*SOURCE DATA*
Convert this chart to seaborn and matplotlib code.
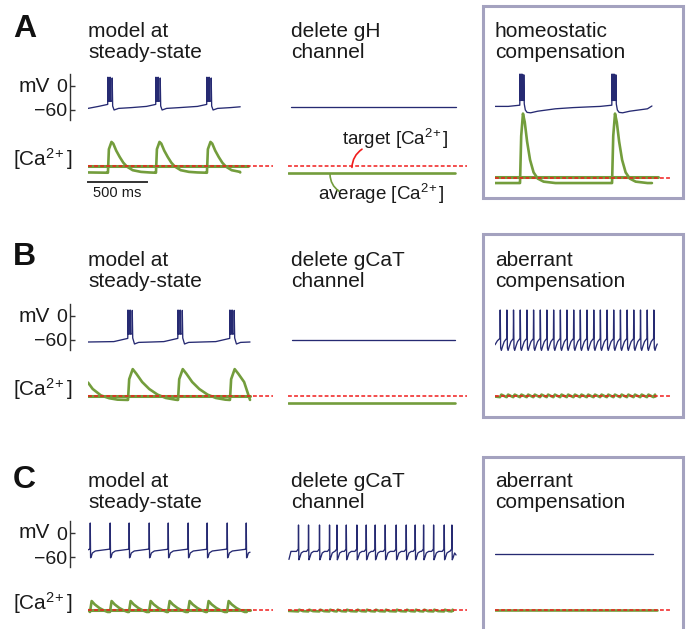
import numpy as np
import matplotlib.pyplot as plt
from matplotlib.patches import Rectangle
import seaborn as sns

sns.set_theme(style='white')
plt.rcParams['font.family'] = ['Liberation Sans', 'DejaVu Sans']
plt.rcParams['mathtext.fontset'] = 'custom'
plt.rcParams['mathtext.rm'] = 'Liberation Sans'
plt.rcParams['mathtext.default'] = 'regular'

W, H = 694, 629
PX_PER_MS = 0.118   # 500 ms ~ 59 px
PX_PER_MV = 0.4
PX_PER_CA = 28.0

NAVY = '#262a72'
GREEN = '#739d3c'
RED = '#f01c1c'
BOX = '#a4a2bf'

# ---------------- data (ms, mV, Ca relative to target) ----------------
CA2 = '[Ca$^{2\\!+}$]'
titles = {
    'A': ['model at\nsteady-state', 'delete gH\nchannel', 'homeostatic\ncompensation'],
    'B': ['model at\nsteady-state', 'delete gCaT\nchannel', 'aberrant\ncompensation'],
    'C': ['model at\nsteady-state', 'delete gCaT\nchannel', 'aberrant\ncompensation'],
}

# A: model at steady-state
A1_bursts = [169, 576, 1008]
A1_v_dt = [-80, -2, 0, 3, 16, 18, 21, 34, 36, 40, 52, 90, 200]
A1_v_mv = [-51, -46, 22, -38, -38, 22, -38, -38, 20, -50, -60, -56, -54]
A1_v_start, A1_v_end = [(0, -56)], (1290, -52)
A1_ca_dt = [-5, 0, 8, 30, 45, 70, 100, 130, 160, 210, 280, 350]
A1_ca_val = [0.76, 0.76, 1.6, 1.86, 1.8, 1.55, 1.32, 1.12, 0.98, 0.85, 0.79, 0.77]
A1_ca_start, A1_ca_end = [(0, 0.77)], (1290, 0.77)
A1_avg = (1.0, 1360)

# A: delete gH
A2_v_t, A2_v_mv = [25, 1424], [-52.5, -52.5]
A2_ca_t, A2_ca_val = [0, 1415], [0.75, 0.75]

# A: homeostatic compensation
A3_bursts = [212, 992]
A3_v_dt = [-100, -2, 0, 3, 14, 16, 19, 30, 32, 36, 45, 60, 90, 150, 300, 450, 600]
A3_v_mv = [-51, -48, 30, -36, -36, 30, -36, -36, 28, -45, -60, -66, -67, -63, -57, -54, -52]
A3_v_start, A3_v_end = [(0, -51)], (1330, -50)
A3_ca_dt = [-5, 0, 10, 25, 40, 60, 85, 115, 150, 200, 300]
A3_ca_val = [0.82, 0.82, 2.5, 3.3, 3.0, 2.3, 1.65, 1.2, 0.98, 0.87, 0.82]
A3_ca_start, A3_ca_end = [(0, 0.82)], (1330, 0.82)
A3_avg = (1.05, 1380)

# B: model at steady-state
B1_bursts = [339, 763, 1203]
B1_v_dt = [-120, -2, 0, 3, 16, 18, 21, 34, 36, 40, 55, 90, 200]
B1_v_mv = [-64, -56, 15, -45, -45, 15, -45, -45, 14, -55, -70, -66, -65]
B1_v_start, B1_v_end = [(0, -65)], (1373, -65)
B1_ca_dt = [-5, 0, 10, 40, 70, 120, 180, 250, 320, 400]
B1_ca_val = [0.86, 0.86, 1.6, 1.96, 1.8, 1.5, 1.25, 1.05, 0.93, 0.87]
B1_ca_start = [(0, 1.48), (40, 1.25), (110, 1.02), (180, 0.92), (250, 0.87)]
B1_ca_end = (1373, 0.86)
B1_avg = (1.0, 1373)

# B: delete gCaT
B2_v_t, B2_v_mv = [34, 1415], [-60, -60]
B2_ca_t, B2_ca_val = [0, 1415], [0.75, 0.75]

# B: aberrant compensation (tonic firing)
B3_spikes = [42, 99, 155, 212, 269, 325, 382, 438, 495, 552, 608, 665,
             721, 778, 835, 891, 948, 1004, 1061, 1118, 1174, 1231, 1288, 1344]
B3_v_dt = [0, 2, 6, 12, 22, 36, 52]
B3_v_mv = [-56, 15, -80, -86, -76, -64, -58]
B3_v_start, B3_v_end = [(0, -72), (20, -62)], (1375, -70)
B3_ca_dt = [0, 12, 50]
B3_ca_val = [0.96, 1.05, 0.97]
B3_ca_start, B3_ca_end = [(0, 0.98)], (1360, 0.98)

# C: model at steady-state
C1_spikes = [17, 186, 347, 517, 678, 847, 1008, 1178, 1339]
C1_v_dt = [0, 2, 5, 10, 20, 45, 150]
C1_v_mv = [-40, 25, -62, -60, -50, -45, -41]
C1_v_start, C1_v_end = [(0, -42)], (1373, -48)
C1_ca_dt = [0, 14, 40, 80, 120, 150]
C1_ca_val = [0.93, 1.32, 1.2, 1.07, 0.98, 0.93]
C1_ca_start, C1_ca_end = [(0, 1.0)], (1345, 0.93)
C1_avg = (1.0, 1373)

# C: delete gCaT
C2_spikes = [87, 172, 265, 350, 413, 492, 582, 661, 737, 822, 915, 1000,
             1076, 1147, 1232, 1322, 1387]
C2_v_dt = [-15, 0, 2, 5, 12, 25, 45]
C2_v_mv = [-46, -40, 20, -67, -62, -50, -46]
C2_v_start, C2_v_end = [(8, -66), (25, -46)], (1424, -55)
C2_ca_dt = [0, 8, 40]
C2_ca_val = [0.95, 1.01, 0.96]
C2_ca_start, C2_ca_end = [(0, 0.97)], (1398, 0.97)

# C: aberrant compensation (silent)
C3_v_t, C3_v_mv = [0, 1340], [-52.5, -52.5]
C3_ca_t, C3_ca_val = [0, 1373], [1.0, 1.0]

target_end = [1568, 1517, 1500]

# ---------------- layout (px) ----------------
col_x0 = [88, 288, 495]
title_x = [88, 291, 495]
row_mv0 = {'A': 86, 'B': 316, 'C': 533}
row_target = {'A': [166, 166, 178], 'B': [396, 396, 396], 'C': [610, 610, 610]}
row_base = {'A': 58, 'B': 287, 'C': 508}   # baseline of the 2nd title line
letter_base = {'A': 37, 'B': 265, 'C': 488}
boxes = {'A': (483, 6, 683, 198), 'B': (483, 234, 683, 417), 'C': (483, 457, 683, 640)}

fig = plt.figure(figsize=(W / 100, H / 100), dpi=100)
fig.patch.set_facecolor('white')


def trace(events, dt, vals, start, end):
    t = [p[0] for p in start] + [e + d for e in events for d in dt] + [end[0]]
    y = [p[1] for p in start] + [v for e in events for v in vals] + [end[1]]
    t, y = np.array(t, float), np.array(y, float)
    keep = (t >= start[-1][0]) & (t <= end[0])
    keep[:len(start)] = True
    return t[keep], y[keep]


def px_axes(x0, y_top, y_bot, ylim):
    ax = fig.add_axes([x0 / W, 1 - y_bot / H, 1600 * PX_PER_MS / W, (y_bot - y_top) / H])
    ax.patch.set_visible(False)
    ax._ylim = ylim
    return ax


def finish(ax):
    ax.set_xlim(0, 1600)
    ax.set_ylim(*ax._ylim)
    ax.set_xticks([])
    ax.set_yticks([])
    ax.set_xlabel('')
    ax.set_ylabel('')
    for s in ax.spines.values():
        s.set_visible(False)


def v_axes(row, col):
    y0 = row_mv0[row]
    return px_axes(col_x0[col], y0 - 40 * PX_PER_MV, y0 + 100 * PX_PER_MV, (-100, 40))


def ca_axes(row, col):
    yt = row_target[row][col]
    return px_axes(col_x0[col], yt - 2.5 * PX_PER_CA, yt + 0.5 * PX_PER_CA, (0.5, 3.5))


def line(ax, t, y, color, lw, z=2):
    sns.lineplot(x=np.asarray(t), y=np.asarray(y), ax=ax, color=color, linewidth=lw,
                 sort=False, estimator=None, legend=False, zorder=z)


cells = {
    ('A', 0): dict(v=trace(A1_bursts, A1_v_dt, A1_v_mv, A1_v_start, A1_v_end),
                   ca=trace(A1_bursts, A1_ca_dt, A1_ca_val, A1_ca_start, A1_ca_end), avg=A1_avg),
    ('A', 1): dict(v=(A2_v_t, A2_v_mv), ca=(A2_ca_t, A2_ca_val), avg=None),
    ('A', 2): dict(v=trace(A3_bursts, A3_v_dt, A3_v_mv, A3_v_start, A3_v_end),
                   ca=trace(A3_bursts, A3_ca_dt, A3_ca_val, A3_ca_start, A3_ca_end), avg=A3_avg),
    ('B', 0): dict(v=trace(B1_bursts, B1_v_dt, B1_v_mv, B1_v_start, B1_v_end),
                   ca=trace(B1_bursts, B1_ca_dt, B1_ca_val, B1_ca_start, B1_ca_end), avg=B1_avg),
    ('B', 1): dict(v=(B2_v_t, B2_v_mv), ca=(B2_ca_t, B2_ca_val), avg=None),
    ('B', 2): dict(v=trace(B3_spikes, B3_v_dt, B3_v_mv, B3_v_start, B3_v_end),
                   ca=trace(B3_spikes, B3_ca_dt, B3_ca_val, B3_ca_start, B3_ca_end), avg=None),
    ('C', 0): dict(v=trace(C1_spikes, C1_v_dt, C1_v_mv, C1_v_start, C1_v_end),
                   ca=trace(C1_spikes, C1_ca_dt, C1_ca_val, C1_ca_start, C1_ca_end), avg=C1_avg),
    ('C', 1): dict(v=trace(C2_spikes, C2_v_dt, C2_v_mv, C2_v_start, C2_v_end),
                   ca=trace(C2_spikes, C2_ca_dt, C2_ca_val, C2_ca_start, C2_ca_end), avg=None),
    ('C', 2): dict(v=(C3_v_t, C3_v_mv), ca=(C3_ca_t, C3_ca_val), avg=None),
}

FS = 15
TXT = '#1a1a1a'
for row in ['A', 'B', 'C']:
    # panel letter and boxes
    fig.text(13 / W, 1 - letter_base[row] / H, row, fontsize=23, fontweight='bold',
             ha='left', va='baseline', color='#111111')
    x0, y0, x1, y1 = boxes[row]
    fig.add_artist(Rectangle((x0 / W, 1 - y1 / H), (x1 - x0) / W, (y1 - y0) / H,
                             transform=fig.transFigure, fill=False, ec=BOX, lw=2.2))
    for col in range(3):
        fig.text(title_x[col] / W, 1 - row_base[row] / H, titles[row][col], fontsize=FS,
                 ha='left', va='baseline', color=TXT, linespacing=1.15)
        c = cells[(row, col)]
        axv = v_axes(row, col)
        line(axv, *c['v'], NAVY, 0.95)
        axc = ca_axes(row, col)
        line(axc, *c['ca'], GREEN, 1.9, z=2)
        if c['avg'] is not None:
            lvl, tend = c['avg']
            line(axc, [0, tend], [lvl, lvl], GREEN, 2.2, z=3)
        axc.hlines(1.0, 0, target_end[col], colors=RED, linestyles=(0, (2.5, 1.5)),
                   lw=1.1, zorder=4)
        finish(axv)
        finish(axc)
        if col == 0:
            # voltage scale bar
            axv.spines['left'].set_visible(True)
            axv.spines['left'].set_position(('outward', 18 * 0.72))
            axv.spines['left'].set_bounds(-85, 30)
            axv.spines['left'].set_color('#333333')
            axv.spines['left'].set_linewidth(1.0)
            axv.set_yticks([0, -60])
            axv.set_yticklabels(['0', '\u221260'])
            axv.tick_params(axis='y', left=True, direction='in', length=3.6, width=1.0,
                            color='#333333', pad=2, labelsize=14, labelcolor=TXT)
            axv.annotate('mV', xy=(0, 0), xycoords=('axes fraction', 'data'),
                         xytext=(-38, 0), textcoords='offset pixels',
                         ha='right', va='center', fontsize=FS, color=TXT)
            axc.annotate(CA2, xy=(0, 1.0), xycoords=('axes fraction', 'data'),
                         xytext=(-16, 7), textcoords='offset pixels',
                         ha='right', va='center', fontsize=FS, color=TXT)
            if row == 'A':
                axc.spines['bottom'].set_visible(True)
                axc.spines['bottom'].set_position(('outward', 2 * 0.72))
                axc.spines['bottom'].set_bounds(0, 500)
                axc.spines['bottom'].set_color('#333333')
                axc.spines['bottom'].set_linewidth(1.4)
                axc.annotate('500 ms', xy=(250, 0), xycoords=('data', 'axes fraction'),
                             xytext=(0, -6), textcoords='offset pixels',
                             ha='center', va='top', fontsize=10.5, color=TXT)
        if (row, col) == ('A', 1):
            axc.annotate('target ' + CA2, xy=(458, 1.0), xytext=(0, 21),
                         textcoords='offset pixels', ha='left', va='baseline',
                         fontsize=13.5, color=TXT)
            axc.annotate('', xy=(542, 0.95), xytext=(627, 1.6),
                         arrowprops=dict(arrowstyle='-', color=RED, lw=1.2,
                                         connectionstyle='arc3,rad=0.25',
                                         shrinkA=0, shrinkB=0))
            axc.annotate('average ' + CA2, xy=(254, 1.0), xytext=(0, -34),
                         textcoords='offset pixels', ha='left', va='baseline',
                         fontsize=13.5, color=TXT)
            axc.annotate('', xy=(356, 0.7), xytext=(432, 0.1), annotation_clip=False,
                         arrowprops=dict(arrowstyle='-', color=GREEN, lw=1.2,
                                         connectionstyle='arc3,rad=-0.25',
                                         shrinkA=0, shrinkB=0))

fig.savefig('out.png', dpi=100, facecolor='white')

*WHAT NEEDS TO BE DONE*
Give again, word for word, every line from the top of the data above to the line holding "import seaborn as sns", inclusive, with the pictures left out.

*PROBLEM SOLUTION*
Convert this chart to seaborn and matplotlib code.
import numpy as np
import matplotlib.pyplot as plt
from matplotlib.patches import Rectangle
import seaborn as sns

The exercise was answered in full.